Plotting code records
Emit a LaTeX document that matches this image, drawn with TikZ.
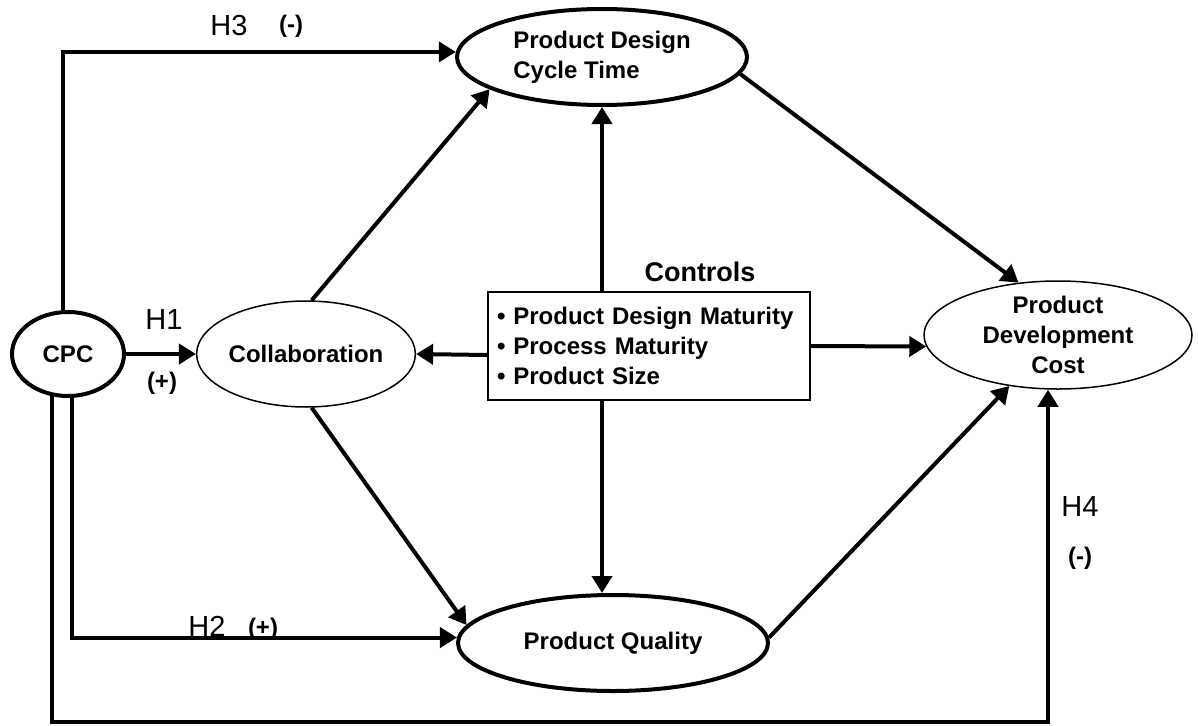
\documentclass[tikz,border=0pt]{standalone}
\usepackage{fontspec}
\setmainfont{Liberation Sans}
\usetikzlibrary{shapes.geometric,arrows.meta}
\begin{document}
\begin{tikzpicture}[x=1pt,y=-1pt,
  every node/.style={font=\fontsize{24}{30}\selectfont\bfseries},
  thickell/.style={ellipse, draw, line width=4pt, inner sep=0pt},
  thinell/.style={ellipse, draw, line width=1.5pt, inner sep=0pt},
  arr/.style={line width=4pt, -{Triangle[length=17pt,width=20pt]}},
  hlab/.style={font=\fontsize{29}{34}\selectfont},
  sign/.style={font=\fontsize{24}{30}\selectfont\bfseries}]
\useasboundingbox (0,0) rectangle (1198,725);
% nodes
\node[thickell, minimum width=112pt, minimum height=84pt] (cpc) at (68,354) {CPC};
\node[thinell, minimum width=196pt, minimum height=106pt] (collab) at (306,354) {Collaboration};
\node[thickell, minimum width=290pt, minimum height=96pt, align=left] (pdct) at (602,57) {Product Design\\Cycle Time};
\node[thinell, minimum width=268pt, minimum height=108pt,
      label={[align=center]center:Product\\Development\\Cost}] (pdc) at (1058,335) {};
\node[thickell, minimum width=310pt, minimum height=96pt] (pq) at (613,643) {Product Quality};
\node[draw, line width=2pt, minimum width=322pt, minimum height=108pt, text width=304pt,
      align=left, inner xsep=9pt] (ctrl) at (649,346)
      {• Product Design Maturity\\• Process Maturity\\• Product Size};
\node[font=\fontsize{27}{32}\selectfont\bfseries] (ctl) at (700,272) {Controls};
% labels
\node[hlab] (h3) at (229,26) {H3};
\node[sign] (h3s) at (291,26) {(-)};
\node[hlab] (h1) at (164,320) {H1};
\node[sign] (h1s) at (162,383) {(+)};
\node[hlab] (h2) at (207,626) {H2};
\node[sign] (h2s) at (263,629) {(+)};
\node[hlab] (h4) at (1080,507) {H4};
\node[sign] (h4s) at (1080,558) {(-)};
% connectors
\coordinate (br) at (1048,722);
\draw[arr] (cpc.97) |- (pdct.178);
\draw[arr] (cpc.east) -- (collab.west);
\draw[arr] (cpc.275) |- (pq.178);
\draw[arr] (cpc.249) |- (br) -- (br |- pdc.south);
\draw[arr] (collab.84) -- (pdct.196);
\draw[arr] (collab.276) -- (pq.173);
\draw[arr] (ctrl.north -| pdct.south) -- (pdct.south);
\draw[arr] (ctrl.south -| pdct.south) -- (pq.north -| pdct.south);
\draw[arr] ([yshift=-9pt]ctrl.west) -- (collab.east);
\draw[arr] (ctrl.east) -- (pdc.185);
\draw[arr] (pdct.-7) -- (pdc.127);
\draw[arr] (pq.2) -- (pdc);
\end{tikzpicture}
\end{document}
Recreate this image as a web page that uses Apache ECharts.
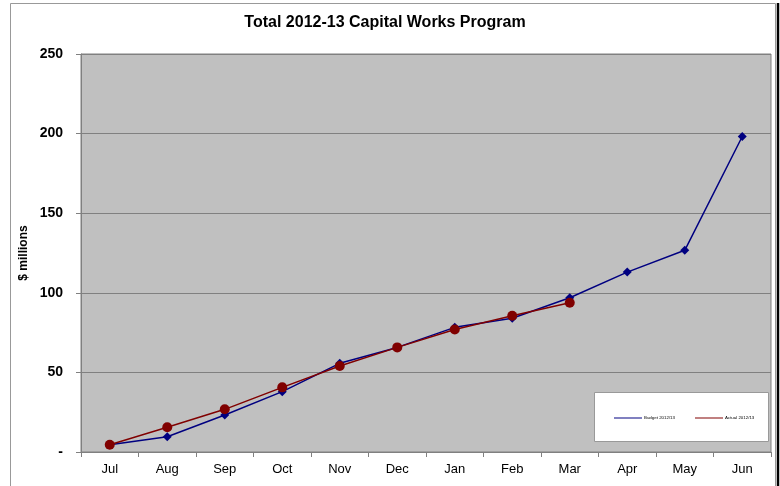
<!DOCTYPE html>
<html><head><meta charset="utf-8">
<script src="https://cdn.jsdelivr.net/npm/echarts@6/dist/echarts.min.js"></script>
<style>html,body{margin:0;padding:0;background:#fff}#c{width:780px;height:486px}</style>
</head><body><div id="c"></div>
<script>
const categories = ['Jul','Aug','Sep','Oct','Nov','Dec','Jan','Feb','Mar','Apr','May','Jun'];
const budget = [4.5, 9.6, 23.2, 37.9, 55.7, 65.7, 78.3, 84.0, 96.9, 113.0, 126.7, 198.2];
const actual = [4.5, 15.5, 26.8, 40.6, 54.0, 65.7, 77.0, 85.6, 93.7, null, null, null];
const yTicks = {min: 0, max: 250, interval: 50};

const chart = echarts.init(document.getElementById('c'), null, {renderer: 'canvas'});
const font = 'Liberation Sans, Arial, sans-serif';
chart.setOption({
  animation: false,
  backgroundColor: '#fff',
  title: {
    text: 'Total 2012-13 Capital Works Program',
    left: 380, top: 10, textAlign: 'center',
    textStyle: {fontFamily: font, fontSize: 16, fontWeight: 'bold', color: '#000'}
  },
  graphic: [
    {type: 'rect', shape: {x: 10.5, y: 3.5, width: 765, height: 490}, style: {fill: 'none', stroke: '#999', lineWidth: 1}, z: 0},
    {type: 'line', shape: {x1: 778, y1: 3, x2: 778, y2: 486}, style: {stroke: '#000', lineWidth: 2.5}, z: 0},
    {type: 'rect', shape: {x: 594.5, y: 392.5, width: 174, height: 49}, style: {fill: '#fff', stroke: '#999', lineWidth: 1}, z: 5}
  ],
  legend: {
    left: 614, top: 416, padding: 0, itemGap: 20, itemWidth: 28, itemHeight: 6,
    textStyle: {fontFamily: font, fontSize: 4.4, color: '#000', padding: [0, 0, 0, -3]},
    data: ['Budget 2012/13', 'Actual 2012/13'], z: 10,
    icon: 'path://M0,2.5 L28,2.5 L28,3.5 L0,3.5 Z'
  },
  grid: {
    left: 81, right: 9, top: 54, bottom: 34, show: true,
    backgroundColor: '#C0C0C0', borderColor: '#808080', borderWidth: 1
  },
  xAxis: {
    type: 'category', data: categories, boundaryGap: true,
    axisLine: {lineStyle: {color: '#808080', width: 1}},
    axisTick: {show: true, length: 5, lineStyle: {color: '#808080'}},
    axisLabel: {fontFamily: font, fontSize: 13, color: '#000', margin: 11}
  },
  yAxis: {
    type: 'value', min: yTicks.min, max: yTicks.max, interval: yTicks.interval,
    name: '$ millions', nameLocation: 'middle', nameGap: 51, nameRotate: 90,
    nameMoveOverlap: false,
    nameTextStyle: {fontFamily: font, fontSize: 12, fontWeight: 'bold', color: '#000'},
    axisLine: {show: true, lineStyle: {color: '#808080'}},
    axisTick: {show: true, length: 5, lineStyle: {color: '#808080'}},
    splitLine: {lineStyle: {color: '#808080', width: 1}},
    axisLabel: {fontFamily: font, fontSize: 14, fontWeight: 'bold', color: '#000', margin: 18,
      formatter: v => v === 0 ? '-' : String(v)}
  },
  series: [
    {name: 'Budget 2012/13', type: 'line', data: budget, symbol: 'diamond', symbolSize: 9,
      lineStyle: {color: '#000080', width: 1.5}, itemStyle: {color: '#000080'}, z: 3},
    {name: 'Actual 2012/13', type: 'line', data: actual, symbol: 'circle', symbolSize: 10,
      lineStyle: {color: '#800000', width: 1.5}, itemStyle: {color: '#800000'}, z: 4}
  ]
});
</script></body></html>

### Task
Except for the pictures, print the data above exactly.

### Written answer
Emit a LaTeX document that matches this image, drawn with TikZ.
\documentclass[tikz,border=0pt]{standalone}
\usepackage{fontspec}
\setmainfont{Liberation Sans}
\usetikzlibrary{shapes.geometric,arrows.meta}
\begin{document}
\begin{tikzpicture}[x=1pt,y=-1pt,
  every node/.style={font=\fontsize{24}{30}\selectfont\bfseries},
  thickell/.style={ellipse, draw, line width=4pt, inner sep=0pt},
  thinell/.style={ellipse, draw, line width=1.5pt, inner sep=0pt},
  arr/.style={line width=4pt, -{Triangle[length=17pt,width=20pt]}},
  hlab/.style={font=\fontsize{29}{34}\selectfont},
  sign/.style={font=\fontsize{24}{30}\selectfont\bfseries}]
\useasboundingbox (0,0) rectangle (1198,725);
% nodes
\node[thickell, minimum width=112pt, minimum height=84pt] (cpc) at (68,354) {CPC};
\node[thinell, minimum width=196pt, minimum height=106pt] (collab) at (306,354) {Collaboration};
\node[thickell, minimum width=290pt, minimum height=96pt, align=left] (pdct) at (602,57) {Product Design\\Cycle Time};
\node[thinell, minimum width=268pt, minimum height=108pt,
      label={[align=center]center:Product\\Development\\Cost}] (pdc) at (1058,335) {};
\node[thickell, minimum width=310pt, minimum height=96pt] (pq) at (613,643) {Product Quality};
\node[draw, line width=2pt, minimum width=322pt, minimum height=108pt, text width=304pt,
      align=left, inner xsep=9pt] (ctrl) at (649,346)
      {• Product Design Maturity\\• Process Maturity\\• Product Size};
\node[font=\fontsize{27}{32}\selectfont\bfseries] (ctl) at (700,272) {Controls};
% labels
\node[hlab] (h3) at (229,26) {H3};
\node[sign] (h3s) at (291,26) {(-)};
\node[hlab] (h1) at (164,320) {H1};
\node[sign] (h1s) at (162,383) {(+)};
\node[hlab] (h2) at (207,626) {H2};
\node[sign] (h2s) at (263,629) {(+)};
\node[hlab] (h4) at (1080,507) {H4};
\node[sign] (h4s) at (1080,558) {(-)};
% connectors
\coordinate (br) at (1048,722);
\draw[arr] (cpc.97) |- (pdct.178);
\draw[arr] (cpc.east) -- (collab.west);
\draw[arr] (cpc.275) |- (pq.178);
\draw[arr] (cpc.249) |- (br) -- (br |- pdc.south);
\draw[arr] (collab.84) -- (pdct.196);
\draw[arr] (collab.276) -- (pq.173);
\draw[arr] (ctrl.north -| pdct.south) -- (pdct.south);
\draw[arr] (ctrl.south -| pdct.south) -- (pq.north -| pdct.south);
\draw[arr] ([yshift=-9pt]ctrl.west) -- (collab.east);
\draw[arr] (ctrl.east) -- (pdc.185);
\draw[arr] (pdct.-7) -- (pdc.127);
\draw[arr] (pq.2) -- (pdc);
\end{tikzpicture}
\end{document}
Recreate this image as a web page that uses Apache ECharts.
<!DOCTYPE html>
<html><head><meta charset="utf-8">
<script src="https://cdn.jsdelivr.net/npm/echarts@6/dist/echarts.min.js"></script>
<style>html,body{margin:0;padding:0;background:#fff}#c{width:780px;height:486px}</style>
</head><body><div id="c"></div>
<script>
const categories = ['Jul','Aug','Sep','Oct','Nov','Dec','Jan','Feb','Mar','Apr','May','Jun'];
const budget = [4.5, 9.6, 23.2, 37.9, 55.7, 65.7, 78.3, 84.0, 96.9, 113.0, 126.7, 198.2];
const actual = [4.5, 15.5, 26.8, 40.6, 54.0, 65.7, 77.0, 85.6, 93.7, null, null, null];
const yTicks = {min: 0, max: 250, interval: 50};

const chart = echarts.init(document.getElementById('c'), null, {renderer: 'canvas'});
const font = 'Liberation Sans, Arial, sans-serif';
chart.setOption({
  animation: false,
  backgroundColor: '#fff',
  title: {
    text: 'Total 2012-13 Capital Works Program',
    left: 380, top: 10, textAlign: 'center',
    textStyle: {fontFamily: font, fontSize: 16, fontWeight: 'bold', color: '#000'}
  },
  graphic: [
    {type: 'rect', shape: {x: 10.5, y: 3.5, width: 765, height: 490}, style: {fill: 'none', stroke: '#999', lineWidth: 1}, z: 0},
    {type: 'line', shape: {x1: 778, y1: 3, x2: 778, y2: 486}, style: {stroke: '#000', lineWidth: 2.5}, z: 0},
    {type: 'rect', shape: {x: 594.5, y: 392.5, width: 174, height: 49}, style: {fill: '#fff', stroke: '#999', lineWidth: 1}, z: 5}
  ],
  legend: {
    left: 614, top: 416, padding: 0, itemGap: 20, itemWidth: 28, itemHeight: 6,
    textStyle: {fontFamily: font, fontSize: 4.4, color: '#000', padding: [0, 0, 0, -3]},
    data: ['Budget 2012/13', 'Actual 2012/13'], z: 10,
    icon: 'path://M0,2.5 L28,2.5 L28,3.5 L0,3.5 Z'
  },
  grid: {
    left: 81, right: 9, top: 54, bottom: 34, show: true,
    backgroundColor: '#C0C0C0', borderColor: '#808080', borderWidth: 1
  },
  xAxis: {
    type: 'category', data: categories, boundaryGap: true,
    axisLine: {lineStyle: {color: '#808080', width: 1}},
    axisTick: {show: true, length: 5, lineStyle: {color: '#808080'}},
    axisLabel: {fontFamily: font, fontSize: 13, color: '#000', margin: 11}
  },
  yAxis: {
    type: 'value', min: yTicks.min, max: yTicks.max, interval: yTicks.interval,
    name: '$ millions', nameLocation: 'middle', nameGap: 51, nameRotate: 90,
    nameMoveOverlap: false,
    nameTextStyle: {fontFamily: font, fontSize: 12, fontWeight: 'bold', color: '#000'},
    axisLine: {show: true, lineStyle: {color: '#808080'}},
    axisTick: {show: true, length: 5, lineStyle: {color: '#808080'}},
    splitLine: {lineStyle: {color: '#808080', width: 1}},
    axisLabel: {fontFamily: font, fontSize: 14, fontWeight: 'bold', color: '#000', margin: 18,
      formatter: v => v === 0 ? '-' : String(v)}
  },
  series: [
    {name: 'Budget 2012/13', type: 'line', data: budget, symbol: 'diamond', symbolSize: 9,
      lineStyle: {color: '#000080', width: 1.5}, itemStyle: {color: '#000080'}, z: 3},
    {name: 'Actual 2012/13', type: 'line', data: actual, symbol: 'circle', symbolSize: 10,
      lineStyle: {color: '#800000', width: 1.5}, itemStyle: {color: '#800000'}, z: 4}
  ]
});
</script></body></html>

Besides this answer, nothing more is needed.